## [Task directions]
Transcribe the full listing exactly, and drop every picture.

"""

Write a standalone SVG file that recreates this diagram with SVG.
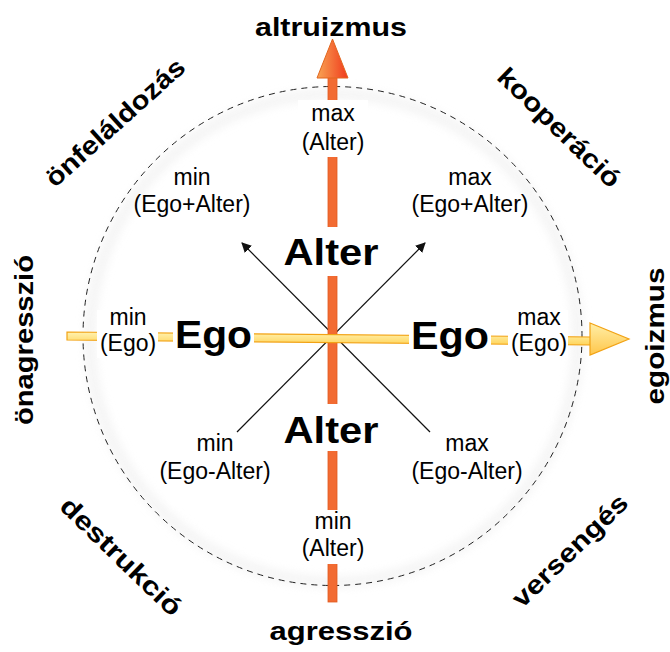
<svg xmlns="http://www.w3.org/2000/svg" width="670" height="652" viewBox="0 0 670 652">
<style>
.lbl{font-family:"Liberation Sans",Arial,sans-serif;font-size:23px;text-anchor:middle;fill:#000}
.big{font-family:"Liberation Sans",Arial,sans-serif;font-weight:bold;font-size:37px;text-anchor:middle;fill:#000}
.dir{font-family:"Liberation Sans",Arial,sans-serif;font-weight:bold;font-size:26px;text-anchor:middle;fill:#000}
.bg{fill:#fff}
.thin{stroke:#111;stroke-width:1.2;fill:none}
</style>
<defs>
<marker id="ah" viewBox="0 0 10 10" refX="9" refY="5" markerWidth="10" markerHeight="10" markerUnits="userSpaceOnUse" orient="auto">
<path d="M0,0 L10,5 L0,10 z" fill="#111"/>
</marker>
<linearGradient id="gHead" x1="0" y1="0" x2="1" y2="0">
<stop offset="0" stop-color="#F8A454"/>
<stop offset="1" stop-color="#F03A1C"/>
</linearGradient>
<linearGradient id="gBar" x1="0" y1="0" x2="0" y2="1">
<stop offset="0" stop-color="#FFF2B0"/>
<stop offset="1" stop-color="#FFD45A"/>
</linearGradient>
<linearGradient id="gYHead" x1="0" y1="0" x2="0" y2="1">
<stop offset="0" stop-color="#FFEFA8"/>
<stop offset="1" stop-color="#FFC64A"/>
</linearGradient>
<filter id="blur" x="-10%" y="-10%" width="120%" height="120%">
<feGaussianBlur stdDeviation="5"/>
</filter>
</defs>

<g id="circle">
<circle cx="334" cy="338" r="244" fill="none" stroke="#ececec" stroke-width="10" filter="url(#blur)" opacity="0.6"/>
<circle cx="332.5" cy="336" r="249.5" fill="none" stroke="#222" stroke-width="1" stroke-dasharray="6 5"/>
</g>

<g id="connectors">
<line class="thin" x1="430" y1="432" x2="242" y2="243" marker-end="url(#ah)"/>
<line class="thin" x1="237" y1="432" x2="425" y2="243" marker-end="url(#ah)"/>
<g id="vertical-axis">
<rect x="328" y="77" width="9" height="525" fill="#F26B32" stroke="#E05A1E" stroke-width="0.8"/>
<polygon points="332.5,39 348,78 317,78" fill="url(#gHead)" stroke="#E2661E" stroke-width="1"/>
</g>
<g id="horizontal-axis">
<polygon points="67,332 591,337 591,345 67,340" fill="url(#gBar)" stroke="#F2A214" stroke-width="1.2"/>
<polygon points="590,323 629,339 590,355" fill="url(#gYHead)" stroke="#F2A214" stroke-width="1.2"/>
</g>
</g>

<g id="label-backgrounds">
<rect class="bg" x="298" y="100" width="70" height="57"/>
<rect class="bg" x="280" y="227" width="104" height="49"/>
<rect class="bg" x="280" y="404" width="104" height="47"/>
<rect class="bg" x="298" y="510" width="70" height="54"/>
<rect class="bg" x="97" y="310" width="61" height="48"/>
<rect class="bg" x="173" y="315" width="81" height="45"/>
<rect class="bg" x="409" y="315" width="82" height="45"/>
<rect class="bg" x="508" y="310" width="60" height="48"/>
</g>

<g id="altruizmus"><text class="dir" x="331" y="36" textLength="152" lengthAdjust="spacingAndGlyphs">altruizmus</text></g>
<g id="agresszio"><text class="dir" x="341" y="640" textLength="143" lengthAdjust="spacingAndGlyphs">agresszió</text></g>
<g id="egoizmus"><text class="dir" transform="translate(664,336) rotate(-90)" textLength="137" lengthAdjust="spacingAndGlyphs">egoizmus</text></g>
<g id="onagresszio"><text class="dir" transform="translate(33,340) rotate(-90)" textLength="170" lengthAdjust="spacingAndGlyphs">önagresszió</text></g>
<g id="onfelaldozas"><text class="dir" transform="translate(121,129) rotate(-42)" textLength="178" lengthAdjust="spacingAndGlyphs">önfeláldozás</text></g>
<g id="kooperacio"><text class="dir" transform="translate(553,134) rotate(44)" textLength="160" lengthAdjust="spacingAndGlyphs">kooperáció</text></g>
<g id="destrukcio"><text class="dir" transform="translate(115,563) rotate(44)" textLength="158" lengthAdjust="spacingAndGlyphs">destrukció</text></g>
<g id="versenges"><text class="dir" transform="translate(576,557) rotate(-44)" textLength="150" lengthAdjust="spacingAndGlyphs">versengés</text></g>

<g id="max-alter"><text class="lbl" x="333" y="121">max</text><text class="lbl" x="333" y="150">(Alter)</text></g>
<g id="min-alter"><text class="lbl" x="333" y="529">min</text><text class="lbl" x="333" y="556">(Alter)</text></g>
<g id="min-ego-plus-alter"><text class="lbl" x="192" y="185">min</text><text class="lbl" x="192" y="212">(Ego+Alter)</text></g>
<g id="max-ego-plus-alter"><text class="lbl" x="470" y="185">max</text><text class="lbl" x="470" y="212">(Ego+Alter)</text></g>
<g id="min-ego"><text class="lbl" x="128" y="325">min</text><text class="lbl" x="128" y="351">(Ego)</text></g>
<g id="max-ego"><text class="lbl" x="539" y="325">max</text><text class="lbl" x="539" y="351">(Ego)</text></g>
<g id="min-ego-minus-alter"><text class="lbl" x="215" y="451">min</text><text class="lbl" x="215" y="479">(Ego-Alter)</text></g>
<g id="max-ego-minus-alter"><text class="lbl" x="467" y="451">max</text><text class="lbl" x="467" y="479">(Ego-Alter)</text></g>

<g id="alter-top"><text class="big" x="331" y="265" textLength="95" lengthAdjust="spacingAndGlyphs">Alter</text></g>
<g id="alter-bottom"><text class="big" x="331" y="443" textLength="95" lengthAdjust="spacingAndGlyphs">Alter</text></g>
<g id="ego-left"><text class="big" style="font-size:39px" x="213.5" y="348" textLength="77" lengthAdjust="spacingAndGlyphs">Ego</text></g>
<g id="ego-right"><text class="big" style="font-size:39px" x="450" y="349" textLength="78" lengthAdjust="spacingAndGlyphs">Ego</text></g>
</svg>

"""

## [Completed exercise]
Write a standalone SVG file that recreates this diagram with SVG.
<svg xmlns="http://www.w3.org/2000/svg" width="670" height="652" viewBox="0 0 670 652">
<style>
.lbl{font-family:"Liberation Sans",Arial,sans-serif;font-size:23px;text-anchor:middle;fill:#000}
.big{font-family:"Liberation Sans",Arial,sans-serif;font-weight:bold;font-size:37px;text-anchor:middle;fill:#000}
.dir{font-family:"Liberation Sans",Arial,sans-serif;font-weight:bold;font-size:26px;text-anchor:middle;fill:#000}
.bg{fill:#fff}
.thin{stroke:#111;stroke-width:1.2;fill:none}
</style>
<defs>
<marker id="ah" viewBox="0 0 10 10" refX="9" refY="5" markerWidth="10" markerHeight="10" markerUnits="userSpaceOnUse" orient="auto">
<path d="M0,0 L10,5 L0,10 z" fill="#111"/>
</marker>
<linearGradient id="gHead" x1="0" y1="0" x2="1" y2="0">
<stop offset="0" stop-color="#F8A454"/>
<stop offset="1" stop-color="#F03A1C"/>
</linearGradient>
<linearGradient id="gBar" x1="0" y1="0" x2="0" y2="1">
<stop offset="0" stop-color="#FFF2B0"/>
<stop offset="1" stop-color="#FFD45A"/>
</linearGradient>
<linearGradient id="gYHead" x1="0" y1="0" x2="0" y2="1">
<stop offset="0" stop-color="#FFEFA8"/>
<stop offset="1" stop-color="#FFC64A"/>
</linearGradient>
<filter id="blur" x="-10%" y="-10%" width="120%" height="120%">
<feGaussianBlur stdDeviation="5"/>
</filter>
</defs>

<g id="circle">
<circle cx="334" cy="338" r="244" fill="none" stroke="#ececec" stroke-width="10" filter="url(#blur)" opacity="0.6"/>
<circle cx="332.5" cy="336" r="249.5" fill="none" stroke="#222" stroke-width="1" stroke-dasharray="6 5"/>
</g>

<g id="connectors">
<line class="thin" x1="430" y1="432" x2="242" y2="243" marker-end="url(#ah)"/>
<line class="thin" x1="237" y1="432" x2="425" y2="243" marker-end="url(#ah)"/>
<g id="vertical-axis">
<rect x="328" y="77" width="9" height="525" fill="#F26B32" stroke="#E05A1E" stroke-width="0.8"/>
<polygon points="332.5,39 348,78 317,78" fill="url(#gHead)" stroke="#E2661E" stroke-width="1"/>
</g>
<g id="horizontal-axis">
<polygon points="67,332 591,337 591,345 67,340" fill="url(#gBar)" stroke="#F2A214" stroke-width="1.2"/>
<polygon points="590,323 629,339 590,355" fill="url(#gYHead)" stroke="#F2A214" stroke-width="1.2"/>
</g>
</g>

<g id="label-backgrounds">
<rect class="bg" x="298" y="100" width="70" height="57"/>
<rect class="bg" x="280" y="227" width="104" height="49"/>
<rect class="bg" x="280" y="404" width="104" height="47"/>
<rect class="bg" x="298" y="510" width="70" height="54"/>
<rect class="bg" x="97" y="310" width="61" height="48"/>
<rect class="bg" x="173" y="315" width="81" height="45"/>
<rect class="bg" x="409" y="315" width="82" height="45"/>
<rect class="bg" x="508" y="310" width="60" height="48"/>
</g>

<g id="altruizmus"><text class="dir" x="331" y="36" textLength="152" lengthAdjust="spacingAndGlyphs">altruizmus</text></g>
<g id="agresszio"><text class="dir" x="341" y="640" textLength="143" lengthAdjust="spacingAndGlyphs">agresszió</text></g>
<g id="egoizmus"><text class="dir" transform="translate(664,336) rotate(-90)" textLength="137" lengthAdjust="spacingAndGlyphs">egoizmus</text></g>
<g id="onagresszio"><text class="dir" transform="translate(33,340) rotate(-90)" textLength="170" lengthAdjust="spacingAndGlyphs">önagresszió</text></g>
<g id="onfelaldozas"><text class="dir" transform="translate(121,129) rotate(-42)" textLength="178" lengthAdjust="spacingAndGlyphs">önfeláldozás</text></g>
<g id="kooperacio"><text class="dir" transform="translate(553,134) rotate(44)" textLength="160" lengthAdjust="spacingAndGlyphs">kooperáció</text></g>
<g id="destrukcio"><text class="dir" transform="translate(115,563) rotate(44)" textLength="158" lengthAdjust="spacingAndGlyphs">destrukció</text></g>
<g id="versenges"><text class="dir" transform="translate(576,557) rotate(-44)" textLength="150" lengthAdjust="spacingAndGlyphs">versengés</text></g>

<g id="max-alter"><text class="lbl" x="333" y="121">max</text><text class="lbl" x="333" y="150">(Alter)</text></g>
<g id="min-alter"><text class="lbl" x="333" y="529">min</text><text class="lbl" x="333" y="556">(Alter)</text></g>
<g id="min-ego-plus-alter"><text class="lbl" x="192" y="185">min</text><text class="lbl" x="192" y="212">(Ego+Alter)</text></g>
<g id="max-ego-plus-alter"><text class="lbl" x="470" y="185">max</text><text class="lbl" x="470" y="212">(Ego+Alter)</text></g>
<g id="min-ego"><text class="lbl" x="128" y="325">min</text><text class="lbl" x="128" y="351">(Ego)</text></g>
<g id="max-ego"><text class="lbl" x="539" y="325">max</text><text class="lbl" x="539" y="351">(Ego)</text></g>
<g id="min-ego-minus-alter"><text class="lbl" x="215" y="451">min</text><text class="lbl" x="215" y="479">(Ego-Alter)</text></g>
<g id="max-ego-minus-alter"><text class="lbl" x="467" y="451">max</text><text class="lbl" x="467" y="479">(Ego-Alter)</text></g>

<g id="alter-top"><text class="big" x="331" y="265" textLength="95" lengthAdjust="spacingAndGlyphs">Alter</text></g>
<g id="alter-bottom"><text class="big" x="331" y="443" textLength="95" lengthAdjust="spacingAndGlyphs">Alter</text></g>
<g id="ego-left"><text class="big" style="font-size:39px" x="213.5" y="348" textLength="77" lengthAdjust="spacingAndGlyphs">Ego</text></g>
<g id="ego-right"><text class="big" style="font-size:39px" x="450" y="349" textLength="78" lengthAdjust="spacingAndGlyphs">Ego</text></g>
</svg>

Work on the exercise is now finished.